I personally use 2x 140mm intakes and 1x 140mm exhaust, quieter and moves the same amount of air as 3x 120mm intakes on the front.
Anyhow, the Dark Rock Pro 4 can definitely keep a 3900X cool, it's a high end CPU cooler which is on par with the Noctua NH-D15/NH-D15S. I am recommending against it because of the installation, and the fan clips which are a nightmare to remove.
I am recommending the Noctua coolers mentioned above because they have an extended warranty of 6 years compared to the Dark Rock Pro 4's 3 years (which means that Noctua sends you fan replacements free of charge if one of them happens to die out, which is extremely rare with Noctua fans), Noctua provides you with free mounting kit upgrades in case you want to keep using the cooler on another motherboard, and the coolers come with an entire tube of high-end NT-H1 thermal paste, compared to the measly amount of paste the Dark Rock Pro 4 gives you.
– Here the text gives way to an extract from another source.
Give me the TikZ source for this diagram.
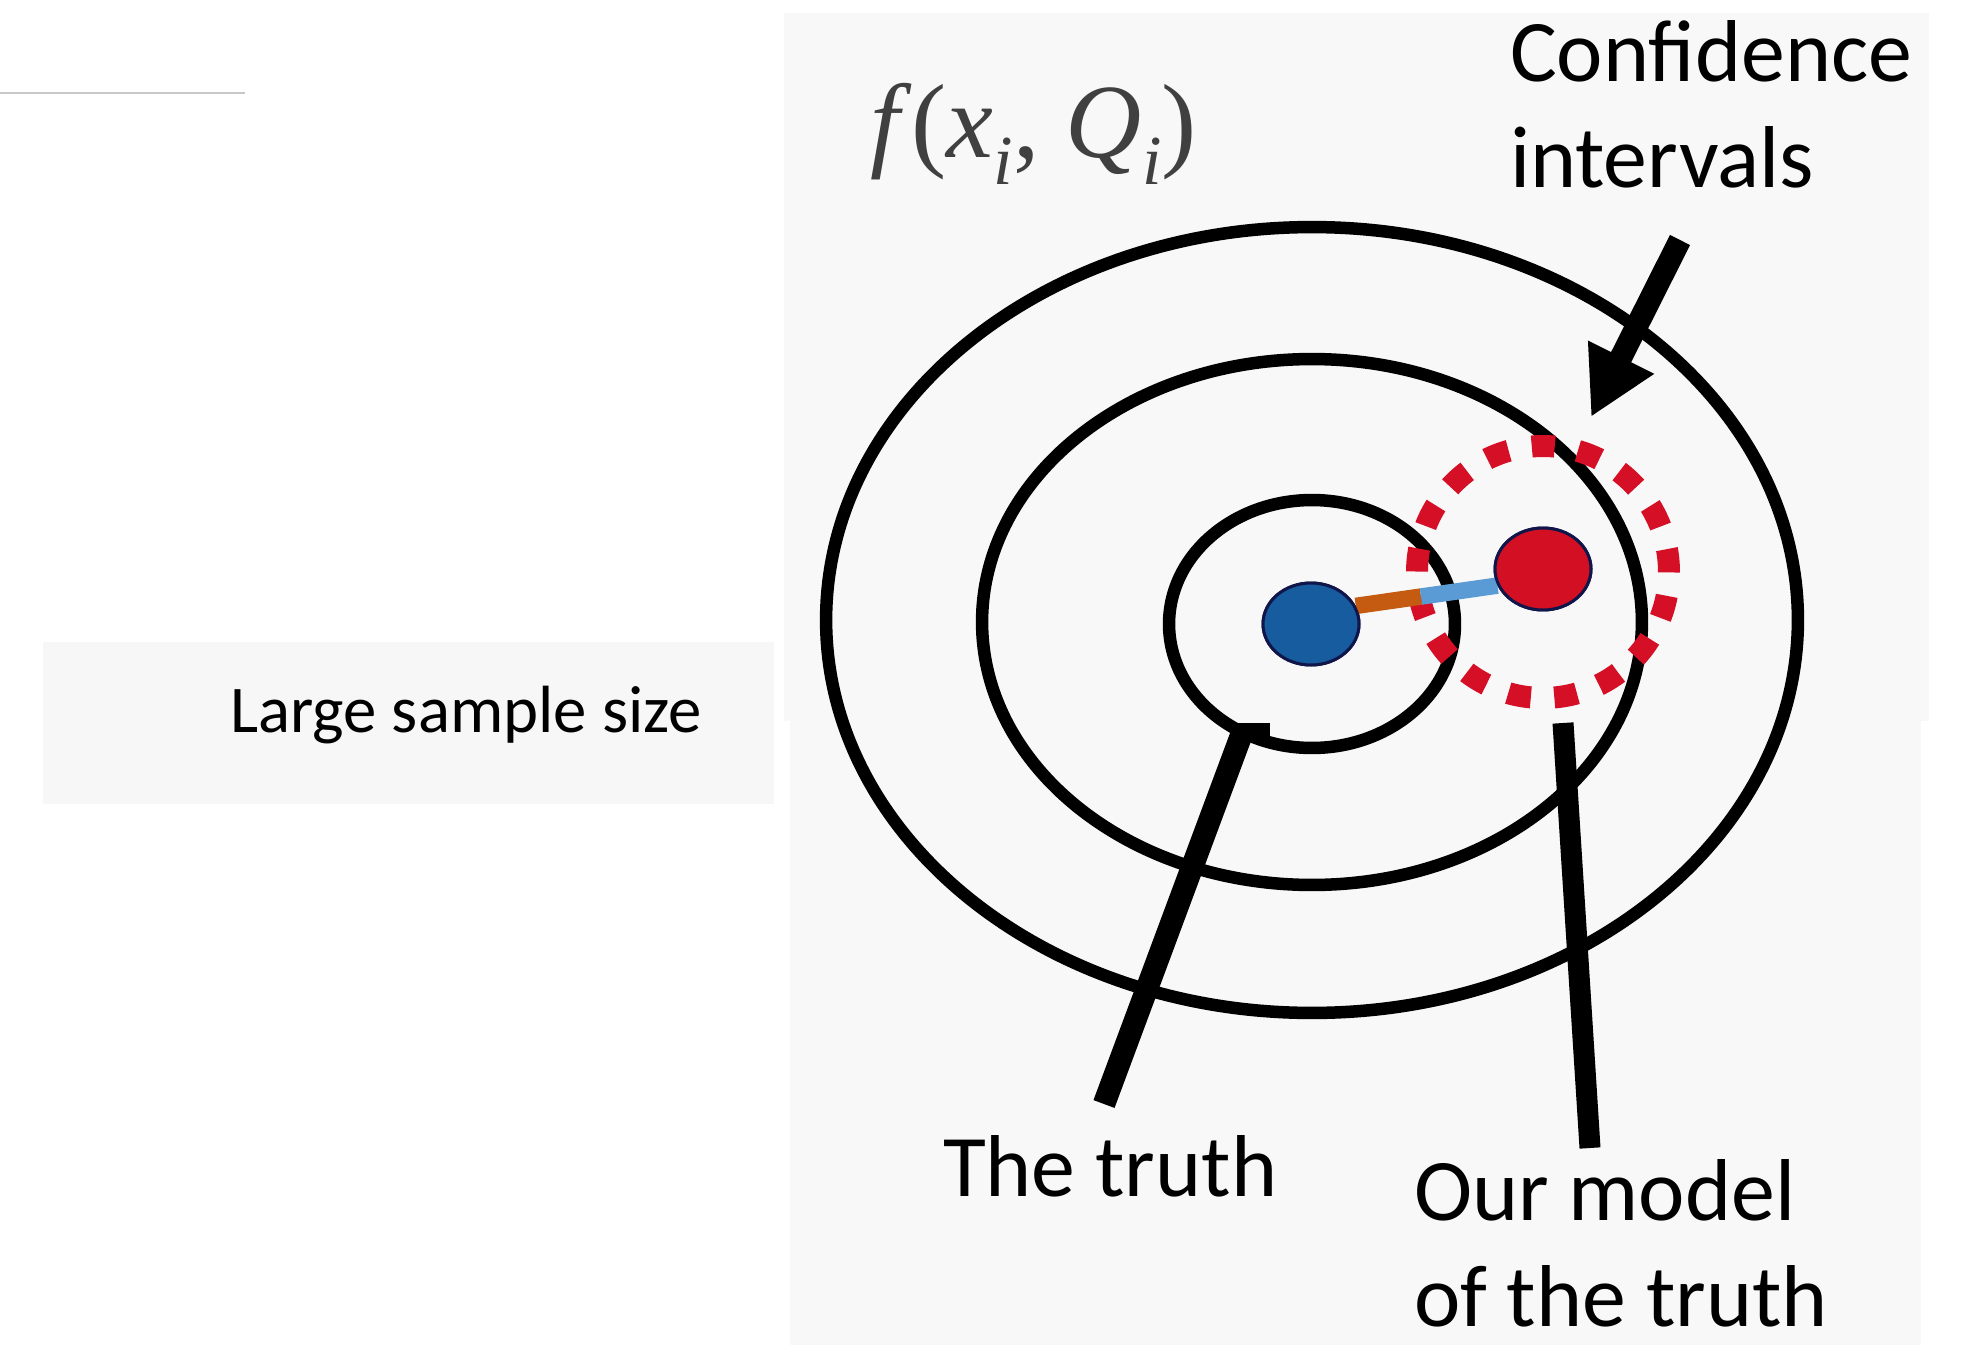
\documentclass[tikz,border=0pt]{standalone}
\usepackage{fontspec}
\setmainfont{Carlito}
\newfontfamily\tmsfont{Liberation Serif}
\usetikzlibrary{arrows.meta,calc,shapes.geometric}
\definecolor{panelbg}{HTML}{F8F8F8}
\definecolor{boxbg}{HTML}{F7F7F7}
\definecolor{rulegray}{HTML}{C8C8C8}
\definecolor{fxgray}{HTML}{404040}
\definecolor{truthblue}{HTML}{175C9E}
\definecolor{modelred}{HTML}{D20F23}
\definecolor{dotedge}{HTML}{10164A}
\definecolor{cired}{HTML}{D40F26}
\definecolor{segorange}{HTML}{C55A11}
\definecolor{seglblue}{HTML}{5B9BD5}
\tikzset{
  ring/.style={draw=black, line width=0.25cm, ellipse, inner sep=0pt, outer sep=0pt},
  dotnode/.style={ellipse, draw=dotedge, line width=0.06cm, inner sep=0pt,
    minimum width=1.92cm, minimum height=1.64cm},
  cicircle/.style={circle, draw=cired, line width=0.44cm, inner sep=0pt,
    minimum size=5.04cm, dash pattern=on 0.46cm off 0.471cm},
  pointer/.style={line width=0.45cm, black},
  seg/.style={line width=0.33cm},
  lbl/.style={inner sep=0pt, outer sep=0pt, font=\fontsize{50}{60}\selectfont},
}
\begin{document}
\begin{tikzpicture}[x=0.02cm, y=-0.02cm]
\useasboundingbox (0,0) rectangle (1977,1345);
\fill[white] (0,0) rectangle (1977,1345);
% panels
\fill[panelbg] (784,13) rectangle (1929,721);
\fill[panelbg] (790,721) rectangle (1921,1345);
\fill[boxbg] (43,642) rectangle (774,804);
% top-left rule
\coordinate (ruleA) at (0,93);
\coordinate (ruleB) at (245,93);
\draw[rulegray, line width=0.04cm] (ruleA) -- (ruleB);
% rings
\node[ring, minimum width=19.44cm, minimum height=15.72cm] (outer) at (1312,620) {};
\node[ring, minimum width=13.2cm, minimum height=10.52cm] (middle) at (1312,622) {};
\node[ring, minimum width=5.72cm, minimum height=4.96cm] (inner) at (1312,624) {};
% confidence interval
\node[cicircle] (ci) at (1543,572) {};
% dots and connector
\node[dotnode, fill=truthblue] (truth) at (1311,624) {};
\node[dotnode, fill=modelred] (model) at (1543,569) {};
\coordinate (segA) at (truth.22);
\coordinate (segB) at (model.200);
\coordinate (segM) at ($(segA)!0.46!(segB)$);
\draw[seg, segorange] (segA) -- (segM);
\draw[seg, seglblue] (segM) -- (segB);
\node[dotnode, fill=truthblue] at (truth) {};
\node[dotnode, fill=modelred] at (model) {};
% pointer lines
\coordinate (truthTop) at (1248,717);
\coordinate (truthEnd) at (1104,1104);
\coordinate (modelTop) at (1563,723);
\coordinate (modelEnd) at (1590,1148);
\begin{scope}
\clip (0,723) rectangle (1977,1345);
\draw[pointer] (truthTop) -- (truthEnd);
\end{scope}
\fill[black] (1233,723) rectangle (1270,741);
\draw[pointer, line width=0.42cm] (modelTop) -- (modelEnd);
% arrow to confidence interval
\coordinate (ciTail) at (1680,240);
\coordinate (ciTip) at (1591,417);
\draw[line width=0.45cm, -{Triangle[length=1.34cm, width=1.38cm]}] (ciTail) -- (ciTip);
% texts
\node[lbl, anchor=base west, align=left] (cilbl) at (1510,187) {Confidence\\intervals};
\node[lbl, anchor=base west] (truthlbl) at (943,1196) {The truth};
\node[lbl, anchor=base west, align=left] (modellbl) at (1414,1326) {Our model\\of the truth};
\node[inner sep=0pt, anchor=base west, font=\fontsize{38}{46}\selectfont] (lss) at (230,732) {Large sample size};
\node[inner sep=0pt, anchor=base west, text=fxgray, font=\tmsfont\fontsize{60}{64}\selectfont] (fx) at (870,157)
  {\textit{f}(\textit{x}\raisebox{-0.26em}{\fontsize{40}{42}\selectfont\textit{i}}, \textit{Q}\raisebox{-0.26em}{\fontsize{40}{42}\selectfont\textit{i}})};
\end{tikzpicture}
\end{document}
But, this is just a recommendation. You can still go with the Dark Rock Pro 4 if you want. If you DO go with any of the Noctua coolers, be sure to check motherboard compatibility and case clearance on Noctua's website.
Lastly, RPM barely matters on a fan. What matters is the static pressure (if mounted on a CPU cooler heatsink) and the CFM (amount of air it moves). My Noctua fans are so efficient I don't even need to bring them past 1000 RPM even under load.